Information provided |
----------
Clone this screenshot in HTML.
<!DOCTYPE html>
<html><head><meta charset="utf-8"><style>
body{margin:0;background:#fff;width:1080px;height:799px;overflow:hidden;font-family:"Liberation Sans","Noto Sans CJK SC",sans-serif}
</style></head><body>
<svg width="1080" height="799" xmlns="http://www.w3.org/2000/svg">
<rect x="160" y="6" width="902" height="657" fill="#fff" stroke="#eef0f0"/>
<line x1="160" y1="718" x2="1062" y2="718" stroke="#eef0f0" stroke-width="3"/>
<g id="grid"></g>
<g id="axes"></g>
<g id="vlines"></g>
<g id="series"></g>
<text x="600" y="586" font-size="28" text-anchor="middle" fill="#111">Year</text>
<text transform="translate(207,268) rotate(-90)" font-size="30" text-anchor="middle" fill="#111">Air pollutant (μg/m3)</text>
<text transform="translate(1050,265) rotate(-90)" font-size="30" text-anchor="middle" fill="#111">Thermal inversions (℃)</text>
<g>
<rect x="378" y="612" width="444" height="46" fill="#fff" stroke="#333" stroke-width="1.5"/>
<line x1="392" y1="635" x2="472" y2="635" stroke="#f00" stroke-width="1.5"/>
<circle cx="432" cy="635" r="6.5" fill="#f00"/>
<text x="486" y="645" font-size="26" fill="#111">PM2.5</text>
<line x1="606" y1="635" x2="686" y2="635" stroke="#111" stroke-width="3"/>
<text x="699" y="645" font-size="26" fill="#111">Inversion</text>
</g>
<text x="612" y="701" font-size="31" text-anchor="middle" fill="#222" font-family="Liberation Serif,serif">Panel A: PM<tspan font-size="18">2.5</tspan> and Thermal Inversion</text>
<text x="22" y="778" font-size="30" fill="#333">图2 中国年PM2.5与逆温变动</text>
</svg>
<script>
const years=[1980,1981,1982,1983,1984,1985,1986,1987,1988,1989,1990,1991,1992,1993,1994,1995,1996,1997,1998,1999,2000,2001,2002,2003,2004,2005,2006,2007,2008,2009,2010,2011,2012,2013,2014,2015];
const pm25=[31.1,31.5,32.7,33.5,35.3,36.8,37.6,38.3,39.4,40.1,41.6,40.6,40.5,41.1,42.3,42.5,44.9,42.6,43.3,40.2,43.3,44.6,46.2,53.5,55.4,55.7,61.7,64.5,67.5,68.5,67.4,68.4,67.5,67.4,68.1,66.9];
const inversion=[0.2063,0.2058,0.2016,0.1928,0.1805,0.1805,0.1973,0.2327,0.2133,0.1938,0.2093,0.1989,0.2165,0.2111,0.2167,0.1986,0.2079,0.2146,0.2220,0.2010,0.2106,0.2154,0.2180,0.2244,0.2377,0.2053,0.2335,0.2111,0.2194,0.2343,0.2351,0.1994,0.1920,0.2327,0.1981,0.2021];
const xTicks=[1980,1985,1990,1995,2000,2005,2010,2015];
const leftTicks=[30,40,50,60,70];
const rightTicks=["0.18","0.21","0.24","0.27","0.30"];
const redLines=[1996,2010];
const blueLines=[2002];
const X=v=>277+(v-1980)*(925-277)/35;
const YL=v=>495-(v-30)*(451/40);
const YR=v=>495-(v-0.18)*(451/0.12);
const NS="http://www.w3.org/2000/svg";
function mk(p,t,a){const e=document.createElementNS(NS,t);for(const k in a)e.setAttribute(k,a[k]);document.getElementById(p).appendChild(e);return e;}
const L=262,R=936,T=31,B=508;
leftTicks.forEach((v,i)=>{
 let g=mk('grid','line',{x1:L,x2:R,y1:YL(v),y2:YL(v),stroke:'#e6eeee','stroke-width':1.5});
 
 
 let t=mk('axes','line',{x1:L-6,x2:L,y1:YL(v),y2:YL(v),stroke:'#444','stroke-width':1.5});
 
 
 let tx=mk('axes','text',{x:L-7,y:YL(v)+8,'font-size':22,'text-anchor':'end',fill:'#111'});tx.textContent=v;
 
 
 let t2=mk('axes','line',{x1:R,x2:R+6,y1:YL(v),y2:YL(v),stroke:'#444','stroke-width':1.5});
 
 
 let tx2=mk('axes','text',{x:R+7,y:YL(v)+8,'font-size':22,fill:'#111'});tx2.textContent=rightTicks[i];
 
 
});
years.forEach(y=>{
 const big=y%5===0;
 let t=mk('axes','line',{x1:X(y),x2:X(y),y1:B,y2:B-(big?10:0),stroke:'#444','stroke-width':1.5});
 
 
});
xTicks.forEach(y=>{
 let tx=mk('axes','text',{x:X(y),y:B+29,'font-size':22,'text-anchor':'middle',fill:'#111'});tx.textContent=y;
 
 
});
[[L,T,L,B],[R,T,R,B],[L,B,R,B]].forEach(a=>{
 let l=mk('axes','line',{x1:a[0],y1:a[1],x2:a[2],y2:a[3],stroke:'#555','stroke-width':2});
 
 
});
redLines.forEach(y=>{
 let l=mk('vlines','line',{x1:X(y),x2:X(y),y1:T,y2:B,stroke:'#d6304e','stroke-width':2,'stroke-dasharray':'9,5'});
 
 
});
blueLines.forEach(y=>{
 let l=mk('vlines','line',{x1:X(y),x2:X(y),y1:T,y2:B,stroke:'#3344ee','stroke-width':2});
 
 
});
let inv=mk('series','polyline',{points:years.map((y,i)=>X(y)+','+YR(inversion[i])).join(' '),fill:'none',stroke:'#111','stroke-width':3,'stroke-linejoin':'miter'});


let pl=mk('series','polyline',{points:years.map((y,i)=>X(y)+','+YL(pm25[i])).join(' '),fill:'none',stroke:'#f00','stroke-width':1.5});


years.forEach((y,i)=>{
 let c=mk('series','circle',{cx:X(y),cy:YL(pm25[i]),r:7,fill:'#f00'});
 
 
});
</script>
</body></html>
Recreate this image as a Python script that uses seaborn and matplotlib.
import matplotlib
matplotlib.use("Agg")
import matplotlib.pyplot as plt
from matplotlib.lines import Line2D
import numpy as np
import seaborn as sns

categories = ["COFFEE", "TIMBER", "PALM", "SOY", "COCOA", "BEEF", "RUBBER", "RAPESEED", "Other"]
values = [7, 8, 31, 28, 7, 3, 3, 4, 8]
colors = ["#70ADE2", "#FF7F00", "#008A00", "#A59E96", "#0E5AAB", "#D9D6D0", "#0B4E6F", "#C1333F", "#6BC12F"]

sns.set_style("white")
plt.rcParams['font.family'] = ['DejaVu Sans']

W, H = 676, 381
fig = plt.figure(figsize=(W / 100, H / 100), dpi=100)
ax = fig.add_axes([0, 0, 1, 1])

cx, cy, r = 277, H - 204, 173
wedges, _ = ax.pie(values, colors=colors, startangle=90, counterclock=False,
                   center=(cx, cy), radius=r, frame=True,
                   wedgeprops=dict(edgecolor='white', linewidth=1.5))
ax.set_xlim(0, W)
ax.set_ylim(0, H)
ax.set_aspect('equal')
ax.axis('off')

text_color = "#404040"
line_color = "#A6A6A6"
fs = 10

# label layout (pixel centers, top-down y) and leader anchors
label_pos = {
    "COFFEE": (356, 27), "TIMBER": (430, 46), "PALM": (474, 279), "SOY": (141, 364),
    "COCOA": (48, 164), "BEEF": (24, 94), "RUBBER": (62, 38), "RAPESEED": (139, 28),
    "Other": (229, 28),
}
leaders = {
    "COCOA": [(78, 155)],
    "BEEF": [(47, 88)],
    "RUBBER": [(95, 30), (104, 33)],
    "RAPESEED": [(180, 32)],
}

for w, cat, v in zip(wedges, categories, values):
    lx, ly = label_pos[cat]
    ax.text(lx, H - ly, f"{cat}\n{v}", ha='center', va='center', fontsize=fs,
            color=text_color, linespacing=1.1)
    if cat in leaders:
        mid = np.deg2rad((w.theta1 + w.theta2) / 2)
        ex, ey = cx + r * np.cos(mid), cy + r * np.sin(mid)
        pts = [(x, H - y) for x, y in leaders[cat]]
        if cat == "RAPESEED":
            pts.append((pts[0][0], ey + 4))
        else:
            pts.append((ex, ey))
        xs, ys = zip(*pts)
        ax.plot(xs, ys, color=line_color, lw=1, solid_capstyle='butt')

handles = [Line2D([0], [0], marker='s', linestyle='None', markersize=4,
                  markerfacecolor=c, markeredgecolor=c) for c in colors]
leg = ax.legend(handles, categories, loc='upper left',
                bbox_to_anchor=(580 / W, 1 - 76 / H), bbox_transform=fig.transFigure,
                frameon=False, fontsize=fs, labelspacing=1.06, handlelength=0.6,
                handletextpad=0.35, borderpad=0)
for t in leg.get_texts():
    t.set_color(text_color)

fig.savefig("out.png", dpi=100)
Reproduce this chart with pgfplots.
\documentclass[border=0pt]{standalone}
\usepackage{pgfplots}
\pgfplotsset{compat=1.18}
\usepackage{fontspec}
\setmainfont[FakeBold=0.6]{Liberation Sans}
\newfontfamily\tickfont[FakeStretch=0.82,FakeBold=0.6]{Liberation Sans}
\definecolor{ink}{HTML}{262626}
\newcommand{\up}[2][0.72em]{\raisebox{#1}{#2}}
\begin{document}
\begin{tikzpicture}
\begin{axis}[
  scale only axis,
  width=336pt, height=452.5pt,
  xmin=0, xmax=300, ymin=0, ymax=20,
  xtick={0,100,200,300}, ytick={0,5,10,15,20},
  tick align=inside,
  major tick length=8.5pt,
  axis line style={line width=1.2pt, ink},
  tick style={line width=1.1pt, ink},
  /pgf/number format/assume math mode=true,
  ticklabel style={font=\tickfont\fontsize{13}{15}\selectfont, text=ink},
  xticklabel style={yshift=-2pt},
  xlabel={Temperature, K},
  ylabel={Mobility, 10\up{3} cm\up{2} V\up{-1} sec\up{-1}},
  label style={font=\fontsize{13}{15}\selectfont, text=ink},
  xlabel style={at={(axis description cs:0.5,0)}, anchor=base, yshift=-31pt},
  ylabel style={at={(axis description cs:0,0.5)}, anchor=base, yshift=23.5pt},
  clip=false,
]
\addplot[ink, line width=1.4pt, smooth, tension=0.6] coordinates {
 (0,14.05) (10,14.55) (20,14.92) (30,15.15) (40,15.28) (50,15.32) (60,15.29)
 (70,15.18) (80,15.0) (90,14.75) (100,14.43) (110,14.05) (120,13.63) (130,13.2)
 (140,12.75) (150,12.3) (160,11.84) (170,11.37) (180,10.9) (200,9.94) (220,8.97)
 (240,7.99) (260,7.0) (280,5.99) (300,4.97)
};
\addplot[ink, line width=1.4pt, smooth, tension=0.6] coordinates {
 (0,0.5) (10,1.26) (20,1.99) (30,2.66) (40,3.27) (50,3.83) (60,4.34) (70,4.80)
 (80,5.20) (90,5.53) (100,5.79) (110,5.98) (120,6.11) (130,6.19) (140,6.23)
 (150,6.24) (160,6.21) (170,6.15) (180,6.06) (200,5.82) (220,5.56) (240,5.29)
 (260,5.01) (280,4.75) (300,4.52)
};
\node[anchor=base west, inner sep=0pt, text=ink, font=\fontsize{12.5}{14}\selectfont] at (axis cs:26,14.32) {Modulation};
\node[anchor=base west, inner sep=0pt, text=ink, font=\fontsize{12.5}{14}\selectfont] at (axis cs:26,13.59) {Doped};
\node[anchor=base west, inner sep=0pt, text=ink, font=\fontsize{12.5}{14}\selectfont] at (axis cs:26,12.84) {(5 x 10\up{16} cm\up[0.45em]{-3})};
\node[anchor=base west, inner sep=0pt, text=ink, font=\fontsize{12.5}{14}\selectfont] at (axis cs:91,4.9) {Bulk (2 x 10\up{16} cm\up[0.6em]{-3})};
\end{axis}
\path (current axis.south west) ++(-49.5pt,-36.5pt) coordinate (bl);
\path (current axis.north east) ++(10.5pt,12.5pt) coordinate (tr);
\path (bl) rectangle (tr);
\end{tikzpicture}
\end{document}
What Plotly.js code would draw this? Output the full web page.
----------
Written exercise | Read through the lines above and collect those that contain the string "this".

Correct result |
Clone this screenshot in HTML.
Recreate this image as a Python script that uses seaborn and matplotlib.
Reproduce this chart with pgfplots.
What Plotly.js code would draw this? Output the full web page.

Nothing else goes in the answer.